Return each line that holds the word "chart".

[Start Raw data]

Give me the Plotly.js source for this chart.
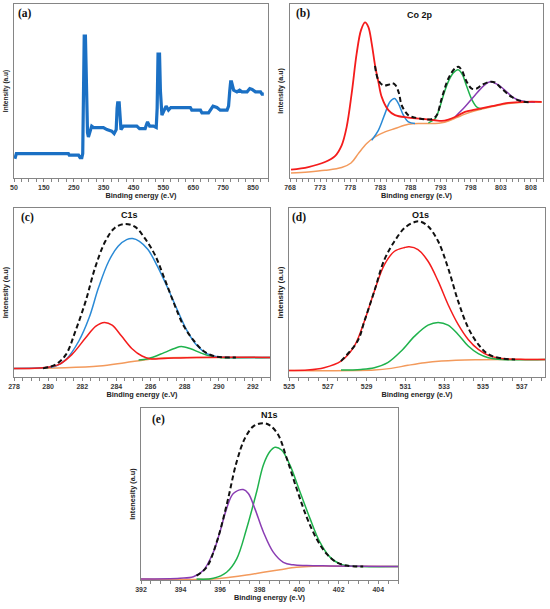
<!DOCTYPE html>
<html>
<head>
<meta charset="utf-8">
<script src="https://cdn.plot.ly/plotly-3.0.1.min.js"></script>
<style>html,body{margin:0;padding:0;background:#fff}#chart{width:550px;height:609px}</style>
</head>
<body>
<div id="chart"></div>
<script>
// (a) survey spectrum
const aE = [53,58,100,150,200,232,235,266,271,277,280,283,285,289,292,296,299,305,310,316,349,361,377,385,392,395,397,402,404,408,416,461,470,489,494,497,500,504,517,526,529,532,537,540,545,553,559,567,575,640,645,674,679,701,707,716,729,740,763,768,772,775,778,781,785,796,805,813,830,839,847,858,875,880,886];
const aY = [11.1,14,14,14,14,14,13.1,13.1,11.7,11.7,14,55,81.6,81.6,55,26,23.6,27,29.8,29.0,29.0,27.8,26.9,25.5,27.8,40,43.2,43.2,38,27.8,29.8,29.8,28.4,28.4,31,32.2,31,29.8,29.8,29.0,40,71.2,71.2,50,36.1,39.0,41.3,39.0,40.5,40.5,39.0,39.0,37.4,37.4,39.3,41.3,40.5,39.0,39.0,41.3,50,55.3,55.3,52,50.5,49.5,50.5,49.5,49.5,51.4,50.9,49.5,49.5,48.2,48.2];

// (b) Co 2p
const bE_red = [768.17,771.04,773.81,775.47,776.58,777.41,778.24,779.07,779.79,780.45,781.0,781.56,782.11,782.67,783.22,784.33,785.43,787.65,790.41,792.07,793.18,794.29,795.67,797.05,798.71,801.48,804.25,807.01,809.78];
const bY_red = [4.8,6.3,9.2,12.6,18.8,29.4,48.6,71.6,85.0,89.4,86.9,77.4,64.9,55.3,46.6,39.0,36.1,34.7,33.8,33.2,32.8,33.6,35.5,38.0,39.3,41.3,43.2,43.8,43.8];
const bE_bg = [768.17,771.04,773.81,776.58,778.13,779.34,780.73,782.11,783.77,785.43,787.65,789.86,792.07,793.18,794.29,795.67,797.05,798.71,801.48,804.25,807.01,809.78];
const bY_bg = [2.9,3.5,4.4,6.0,8.6,14.0,19.8,23.6,26.5,28.4,30.9,31.3,31.3,31.7,32.8,34.7,36.7,38.6,40.9,42.8,43.6,43.6];
const bE_blue = [781.56,782.67,783.77,784.6,785.35,786.0,786.82,787.65,788.75];
const bY_blue = [21.7,27.4,37.0,43.8,45.7,42.8,36.1,32.2,31.3];
const bE_green = [790.97,792.07,792.9,793.6,794.3,795.1,795.9,796.6,797.3,798.2,799.0,799.8];
const bY_green = [31.7,34,41,49,55.5,60.3,62.2,59.5,53,45,40.8,39.6];
const bE_pur = [795.39,797.05,798.71,800.1,801.3,802.86,804.25,805.63,807.01,808.67];
const bY_pur = [35.1,40.9,47.6,52.8,55.3,52.8,48.6,45.1,44.0,43.6];
const bE_env = [782.11,782.67,783.5,784.33,784.99,785.54,786.1,786.54,787.65,788.75,791.52,792.35,793.18,794.29,795.39,795.95,796.5,797.33,798.16,798.99,799.82,801.2,802.03,803.14,804.8,806.46,808.12];
const bY_env = [64.5,56.2,53.2,53.6,54.5,53.2,48.6,41.8,36.1,34.7,33.8,36.1,45.7,57.2,63.0,63.9,62.0,55.3,51.4,51.4,53.4,55.3,54.9,51.4,46.6,44.1,43.4];

// (c) C1s
const cE_bg = [278,281,283,284.5,285.85,286.8,288.7,293];
const cY_bg = [5.1,5.5,6.5,8.5,10.4,11.4,11.6,11.6];
const cE_red = [278,279.7,280.65,281.4,282.2,282.8,283.3,283.75,284.3,284.9,285.5,286.0,286.8,288.7,293];
const cY_red = [5.1,5.5,7.5,13.4,23.2,30.1,32.3,30.7,24.2,16.9,12.4,10.8,11.0,11.6,11.6];
const cE_blue = [278,279.7,280.45,281.05,281.8,282.4,282.95,283.55,284.1,284.6,284.95,285.35,285.85,286.4,287.0,287.6,288.15,288.75,289.3,289.9,290.65,293];
const cY_blue = [5.1,5.5,6.5,10.4,21.3,35.0,52.8,68.5,77.4,81.3,81.9,80.3,75.4,65.6,52.8,39.0,27.2,18.3,13.8,12.0,11.6,11.6];
const cE_green = [285.3,285.85,286.8,287.4,287.8,288.35,288.9,289.5,290.1,293];
const cY_green = [10.1,10.8,14.4,16.9,18.1,16.7,14.4,12.4,11.6,11.6];
const cE_env = [279.7,280.45,281.05,281.6,282.2,282.75,283.35,283.9,284.5,285.1,285.65,286.25,286.8,287.4,287.95,288.55,289.1,289.7,290.3,291.0];
const cY_env = [5.1,7.5,13.4,27.2,44.9,64.6,80.3,88.2,90.6,88.8,82.3,72.4,58.7,42.9,30.1,21.3,15.4,12.4,11.6,11.6];

// (d) O1s
const dE_bg = [525,529.4,530.27,531.13,532.0,532.86,534.59,536.31,538.2];
const dY_bg = [3.9,4.1,5.1,6.9,8.5,9.4,10.2,10.4,10.4];
const dE_red = [525,525.95,526.81,527.68,528.37,528.89,529.4,529.92,530.44,530.96,531.2,531.65,532.17,532.69,533.2,533.72,534.24,534.76,535.28,535.97,537.18,538.2];
const dY_red = [3.9,4.1,5.5,9.4,18.3,33.1,50.8,66.5,74.4,76.6,77.0,75.4,68.5,56.7,42.9,31.1,22.2,16.3,12.8,11.0,10.4,10.4];
const dE_green = [527.68,528.71,529.4,530.09,530.79,531.48,532.17,532.69,533.2,533.72,534.24,534.76,535.28,535.97,538.2];
const dY_green = [4.1,4.5,5.5,8.5,15.4,24.2,30.7,32.3,30.7,25.2,18.3,13.8,11.4,10.4,10.4];
const dE_env = [527.68,528.54,528.89,529.4,529.92,530.44,530.96,531.48,531.74,532.17,532.69,533.2,533.72,534.24,534.76,535.28,535.97,536.66];
const dY_env = [9.4,21.3,33.1,50.8,69.5,80.3,88.2,91.7,92.1,89.2,80.3,64.6,44.9,29.1,19.3,13.4,11.0,10.4];

// (e) N1s
const eE_bg = [392,395.66,396.5,397.34,398.19,399.03,399.87,400.71,402.4,405];
const eY_bg = [0.6,0.6,1.6,2.9,4.5,6.0,7.4,8.0,8.0,7.8];
const eE_pur = [392,393.97,394.65,395.15,395.66,395.99,396.33,396.67,397.17,397.43,397.76,398.19,398.69,399.2,399.7,400.38,401.56,405];
const eY_pur = [0.6,1.0,1.9,5.5,16.2,27.9,41.5,50.3,52.6,50.3,41.5,27.9,16.2,10.3,8.8,8.4,8.2,7.8];
const eE_green = [394.81,395.66,396.33,396.84,397.34,397.85,398.19,398.52,398.78,399.11,399.53,400.04,400.55,401.05,401.56,402.06,402.57,405];
const eY_green = [0.6,1.0,4.5,12.3,29.8,51.3,66.9,74.7,77.2,75.6,66.9,51.3,35.7,22.0,13.3,9.4,8.2,7.8];
const eE_env = [394.81,395.32,395.83,396.33,396.84,397.26,397.68,398.15,398.52,398.94,399.37,399.87,400.38,400.88,401.39,401.89,402.4,403.24];
const eY_env = [2.5,7.4,22.0,43.5,68.8,82.5,89.3,91.2,89.9,84.4,70.8,53.2,36.6,24.0,15.2,10.3,8.4,7.8];

const RED = '#f41c1c', BLUE = '#2a8ad6', GREEN = '#1fb24c', PURPLE = '#8a3db3', ORANGE = '#f39a5c', BLACK = '#111';

function fit(x, y, color, ax, width) {
  return {x: x, y: y, type: 'scatter', mode: 'lines', xaxis: 'x' + ax, yaxis: 'y' + ax,
    line: {color: color, width: width || 1.5, shape: 'spline', smoothing: 1}, hoverinfo: 'skip'};
}
function env(x, y, ax) {
  return {x: x, y: y, type: 'scatter', mode: 'lines', xaxis: 'x' + ax, yaxis: 'y' + ax,
    line: {color: BLACK, width: 2, dash: '5px,3px', shape: 'spline', smoothing: 1}, hoverinfo: 'skip'};
}

const traces = [
  {x: aE, y: aY, type: 'scatter', mode: 'lines', xaxis: 'x', yaxis: 'y', line: {color: '#1b70c4', width: 3.2}, hoverinfo: 'skip'},
  fit(bE_bg, bY_bg, ORANGE, 2), fit(bE_blue, bY_blue, BLUE, 2), fit(bE_green, bY_green, GREEN, 2), fit(bE_pur, bY_pur, PURPLE, 2),
  fit(bE_red, bY_red, RED, 2, 1.8), env(bE_env, bY_env, 2),
  fit(cE_bg, cY_bg, ORANGE, 3), fit(cE_green, cY_green, GREEN, 3), fit(cE_blue, cY_blue, BLUE, 3), fit(cE_red, cY_red, RED, 3), env(cE_env, cY_env, 3),
  fit(dE_bg, dY_bg, ORANGE, 4), fit(dE_green, dY_green, GREEN, 4), fit(dE_red, dY_red, RED, 4), env(dE_env, dY_env, 4),
  fit(eE_bg, eY_bg, ORANGE, 5), fit(eE_green, eY_green, GREEN, 5), fit(eE_pur, eY_pur, PURPLE, 5), env(eE_env, eY_env, 5)
];

const W = 550, H = 609;
const px = v => v / W, py = v => 1 - v / H;
const LINE = '#858585';
const tickFont = {family: 'Liberation Sans, Arial, sans-serif', size: 7, weight: 'bold', color: '#3a3a3a'};
const titleFont = {family: 'Liberation Sans, Arial, sans-serif', size: 7.3, weight: 'bold', color: '#222'};

function xax(l, r, range, tick0, dtick, minor, anchor) {
  return {domain: [px(l), px(r)], anchor: anchor, range: range, tick0: tick0, dtick: dtick,
    showline: true, linecolor: LINE, linewidth: 1, mirror: true, showgrid: false, zeroline: false,
    ticks: 'outside', ticklen: 3, tickcolor: LINE, tickwidth: 1, tickfont: tickFont,
    minor: {dtick: minor, tick0: tick0, ticks: 'outside', ticklen: 3, tickcolor: LINE, showgrid: false},
    title: {text: 'Binding energy (e.V)', font: titleFont, standoff: 1}, fixedrange: true};
}
function yax(top, bottom, anchor, text, size, standoff) {
  return {domain: [py(bottom), py(top)], anchor: anchor, range: [0, 100],
    showline: true, linecolor: LINE, linewidth: 1, mirror: true, showgrid: false, zeroline: false,
    ticks: '', showticklabels: false,
    title: {text: text, font: {family: titleFont.family, size: size, weight: 'bold', color: '#222'}, standoff: standoff}, fixedrange: true};
}

const layout = {
  width: W, height: H, margin: {l: 0, r: 0, t: 0, b: 0}, paper_bgcolor: '#fff', plot_bgcolor: '#fff',
  showlegend: false, hovermode: false,
  xaxis: xax(14, 268, [50, 900], 50, 100, 25, 'y'),
  yaxis: yax(4, 178, 'x', 'Intensity (a.u)', 6.5, 3),
  xaxis2: xax(290, 543, [768, 810], 768, 5, 1, 'y2'),
  yaxis2: yax(4, 178, 'x2', 'Intensity (a.u)', 7, 4),
  xaxis3: xax(14, 270, [278, 293], 278, 2, 0.5, 'y3'),
  yaxis3: yax(208, 377, 'x3', 'Intenesity (a.u)', 7.3, 3),
  xaxis4: xax(289, 545, [525, 538.2], 525, 2, 0.5, 'y4'),
  yaxis4: yax(208, 377, 'x4', 'Intensity (a.u)', 8, 3),
  xaxis5: xax(141, 398, [392, 405], 392, 2, 0.5, 'y5'),
  yaxis5: yax(408, 580, 'x5', 'Intenesity (a.u)', 7.3, 3),
  annotations: [
    ['(a)', 25, 14], ['(b)', 302.5, 14], ['(c)', 27, 217], ['(d)', 299, 217], ['(e)', 158.5, 419]
  ].map(a => ({text: '<b>' + a[0] + '</b>', x: px(a[1]), y: py(a[2]), xref: 'paper', yref: 'paper',
    xanchor: 'center', yanchor: 'middle', showarrow: false,
    font: {family: 'Liberation Serif, Times New Roman, serif', size: 11.5, color: '#111'}})).concat(
  [
    ['Co 2p', 420, 15], ['C1s', 129, 215], ['O1s', 420, 215], ['N1s', 269, 415]
  ].map(a => ({text: '<b>' + a[0] + '</b>', x: px(a[1]), y: py(a[2]), xref: 'paper', yref: 'paper',
    xanchor: 'center', yanchor: 'middle', showarrow: false,
    font: {family: 'Liberation Sans, Arial, sans-serif', size: 9, color: '#111'}})))
};

Plotly.newPlot('chart', traces, layout, {staticPlot: true, displayModeBar: false});
</script>
</body>
</html>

[End Raw data]

= Complete answer =
Give me the Plotly.js source for this chart.
<style>html,body{margin:0;padding:0;background:#fff}#chart{width:550px;height:609px}</style>
<div id="chart"></div>
Plotly.newPlot('chart', traces, layout, {staticPlot: true, displayModeBar: false});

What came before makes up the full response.